** start **

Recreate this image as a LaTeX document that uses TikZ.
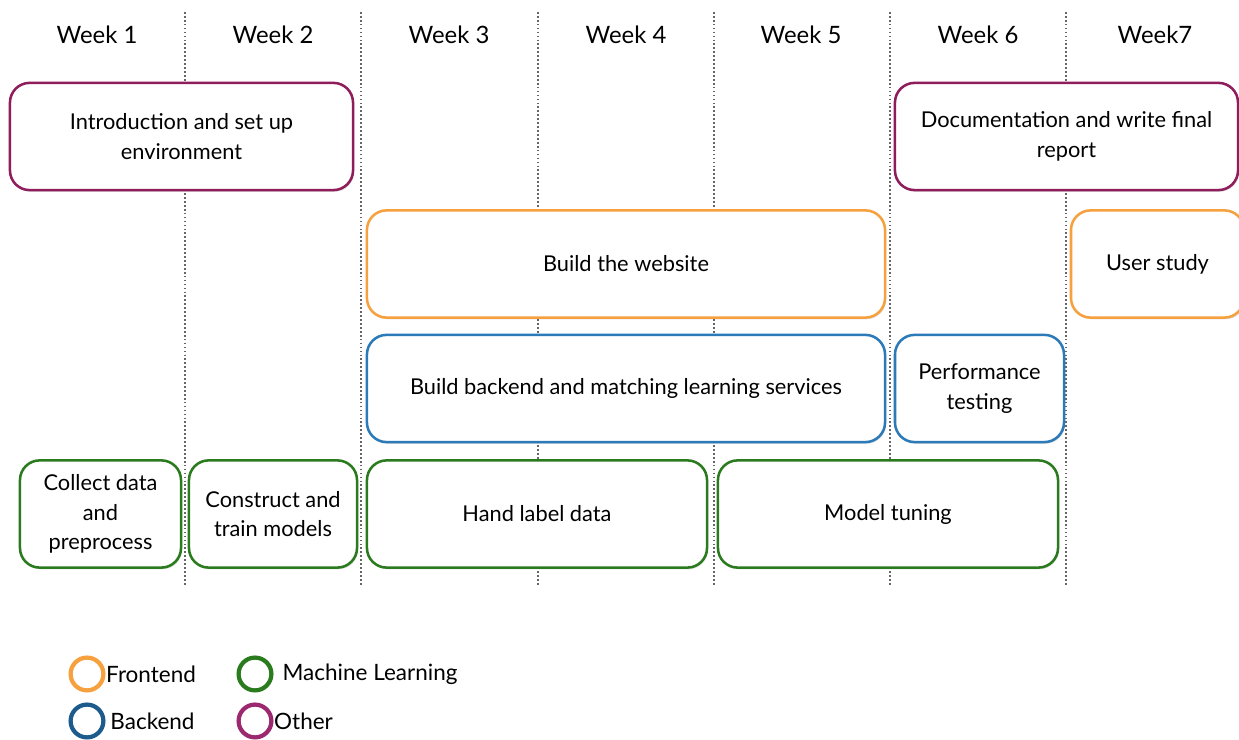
\documentclass[tikz,border=0pt]{standalone}
\usepackage{fontspec}
\setmainfont{Lato}
\usetikzlibrary{shadows,positioning}
\definecolor{frontorange}{HTML}{F6A03E}
\definecolor{backblue}{HTML}{2C7BB8}
\definecolor{backbluedark}{HTML}{1D5B8C}
\definecolor{mlgreen}{HTML}{2A7A1E}
\definecolor{othpurple}{HTML}{8F1D5C}
\definecolor{othpurplelight}{HTML}{9C2870}
\begin{document}
\begin{tikzpicture}[x=0.025cm,y=-0.025cm,inner sep=0pt,outer sep=0pt,
task/.style={draw=#1,rounded corners=14pt,line width=1.8pt,fill=white,align=center,
  font=\fontsize{15.5}{21}\selectfont,minimum height=2.68cm,
  drop shadow={opacity=0.25,shadow xshift=0.8pt,shadow yshift=-1.2pt}},
week/.style={font=\fontsize{17}{20}\selectfont},
divider/.style={gray!80!black,line width=0.9pt,dash pattern=on 1.2pt off 1.6pt},
legcirc/.style={draw=#1,circle,line width=3pt,minimum size=0.82cm},
legtext/.style={font=\fontsize{16}{20}\selectfont,anchor=west}]

\useasboundingbox (0,0) rectangle (1239,740);

% week columns
\foreach \x in {185,361,538,714,890,1066}
  \draw[divider] (\x,12) -- (\x,585);
\draw (97,35) node[week] (w1) {Week 1};
\draw (273,35) node[week] (w2) {Week 2};
\draw (449,35) node[week] (w3) {Week 3};
\draw (626,35) node[week] (w4) {Week 4};
\draw (801,35) node[week] (w5) {Week 5};
\draw (978,35) node[week] (w6) {Week 6};
\draw (1155,35) node[week] (w7) {Week7};

% other
\draw (181.5,136.5) node[task=othpurple,minimum width=8.575cm] (intro) {Introduction and set up\\environment};
\draw (1066.5,136.5) node[task=othpurple,minimum width=8.575cm] (doc) {Documentation and write final\\report};

% frontend
\draw (626,264) node[task=frontorange,minimum width=12.95cm] (web) {Build the website};
\draw (1157.5,264) node[task=frontorange,minimum width=4.325cm] (user) {User study};

% backend
\draw (626,388.5) node[task=backblue,minimum width=12.95cm] (back) {Build backend and matching learning services};
\draw (979.5,388.5) node[task=backblue,minimum width=4.225cm] (perf) {Performance\\testing};

% machine learning
\draw (100.5,514) node[task=mlgreen,minimum width=4.025cm] (collect) {Collect data\\and\\preprocess};
\draw (273,514) node[task=mlgreen,minimum width=4.2cm] (train) {Construct and\\train models};
\draw (537,514) node[task=mlgreen,minimum width=8.5cm] (label) {Hand label data};
\draw (888,514) node[task=mlgreen,minimum width=8.5cm] (tune) {Model tuning};

% legend
\draw (87,674) node[legcirc=frontorange] (cfront) {};
\draw (255,674) node[legcirc=mlgreen] (cml) {};
\draw (87,721) node[legcirc=backbluedark] (cback) {};
\draw (255,721) node[legcirc=othpurplelight] (coth) {};
\node[legtext,right=2pt of cfront] (lfront) {Frontend};
\node[legtext,right=8pt of cml] (lml) {Machine Learning};
\node[legtext,right=5pt of cback] (lback) {Backend};
\node[legtext,right=2pt of coth] (loth) {Other};
\end{tikzpicture}
\end{document}
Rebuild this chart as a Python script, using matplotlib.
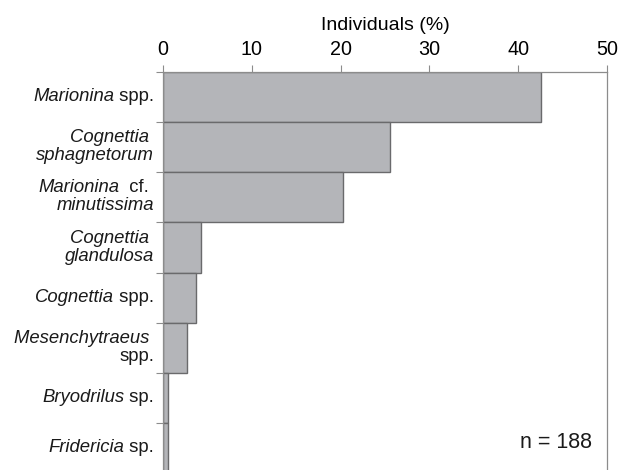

** end **

**DO THIS**
Your task is to set down the records shown above exactly, minus any pictures.

**RESULT BELOW**
Recreate this image as a LaTeX document that uses TikZ.
\documentclass[tikz,border=0pt]{standalone}
\usepackage{fontspec}
\setmainfont{Lato}
\usetikzlibrary{shadows,positioning}
\definecolor{frontorange}{HTML}{F6A03E}
\definecolor{backblue}{HTML}{2C7BB8}
\definecolor{backbluedark}{HTML}{1D5B8C}
\definecolor{mlgreen}{HTML}{2A7A1E}
\definecolor{othpurple}{HTML}{8F1D5C}
\definecolor{othpurplelight}{HTML}{9C2870}
\begin{document}
\begin{tikzpicture}[x=0.025cm,y=-0.025cm,inner sep=0pt,outer sep=0pt,
task/.style={draw=#1,rounded corners=14pt,line width=1.8pt,fill=white,align=center,
  font=\fontsize{15.5}{21}\selectfont,minimum height=2.68cm,
  drop shadow={opacity=0.25,shadow xshift=0.8pt,shadow yshift=-1.2pt}},
week/.style={font=\fontsize{17}{20}\selectfont},
divider/.style={gray!80!black,line width=0.9pt,dash pattern=on 1.2pt off 1.6pt},
legcirc/.style={draw=#1,circle,line width=3pt,minimum size=0.82cm},
legtext/.style={font=\fontsize{16}{20}\selectfont,anchor=west}]

\useasboundingbox (0,0) rectangle (1239,740);

% week columns
\foreach \x in {185,361,538,714,890,1066}
  \draw[divider] (\x,12) -- (\x,585);
\draw (97,35) node[week] (w1) {Week 1};
\draw (273,35) node[week] (w2) {Week 2};
\draw (449,35) node[week] (w3) {Week 3};
\draw (626,35) node[week] (w4) {Week 4};
\draw (801,35) node[week] (w5) {Week 5};
\draw (978,35) node[week] (w6) {Week 6};
\draw (1155,35) node[week] (w7) {Week7};

% other
\draw (181.5,136.5) node[task=othpurple,minimum width=8.575cm] (intro) {Introduction and set up\\environment};
\draw (1066.5,136.5) node[task=othpurple,minimum width=8.575cm] (doc) {Documentation and write final\\report};

% frontend
\draw (626,264) node[task=frontorange,minimum width=12.95cm] (web) {Build the website};
\draw (1157.5,264) node[task=frontorange,minimum width=4.325cm] (user) {User study};

% backend
\draw (626,388.5) node[task=backblue,minimum width=12.95cm] (back) {Build backend and matching learning services};
\draw (979.5,388.5) node[task=backblue,minimum width=4.225cm] (perf) {Performance\\testing};

% machine learning
\draw (100.5,514) node[task=mlgreen,minimum width=4.025cm] (collect) {Collect data\\and\\preprocess};
\draw (273,514) node[task=mlgreen,minimum width=4.2cm] (train) {Construct and\\train models};
\draw (537,514) node[task=mlgreen,minimum width=8.5cm] (label) {Hand label data};
\draw (888,514) node[task=mlgreen,minimum width=8.5cm] (tune) {Model tuning};

% legend
\draw (87,674) node[legcirc=frontorange] (cfront) {};
\draw (255,674) node[legcirc=mlgreen] (cml) {};
\draw (87,721) node[legcirc=backbluedark] (cback) {};
\draw (255,721) node[legcirc=othpurplelight] (coth) {};
\node[legtext,right=2pt of cfront] (lfront) {Frontend};
\node[legtext,right=8pt of cml] (lml) {Machine Learning};
\node[legtext,right=5pt of cback] (lback) {Backend};
\node[legtext,right=2pt of coth] (loth) {Other};
\end{tikzpicture}
\end{document}
Rebuild this chart as a Python script, using matplotlib.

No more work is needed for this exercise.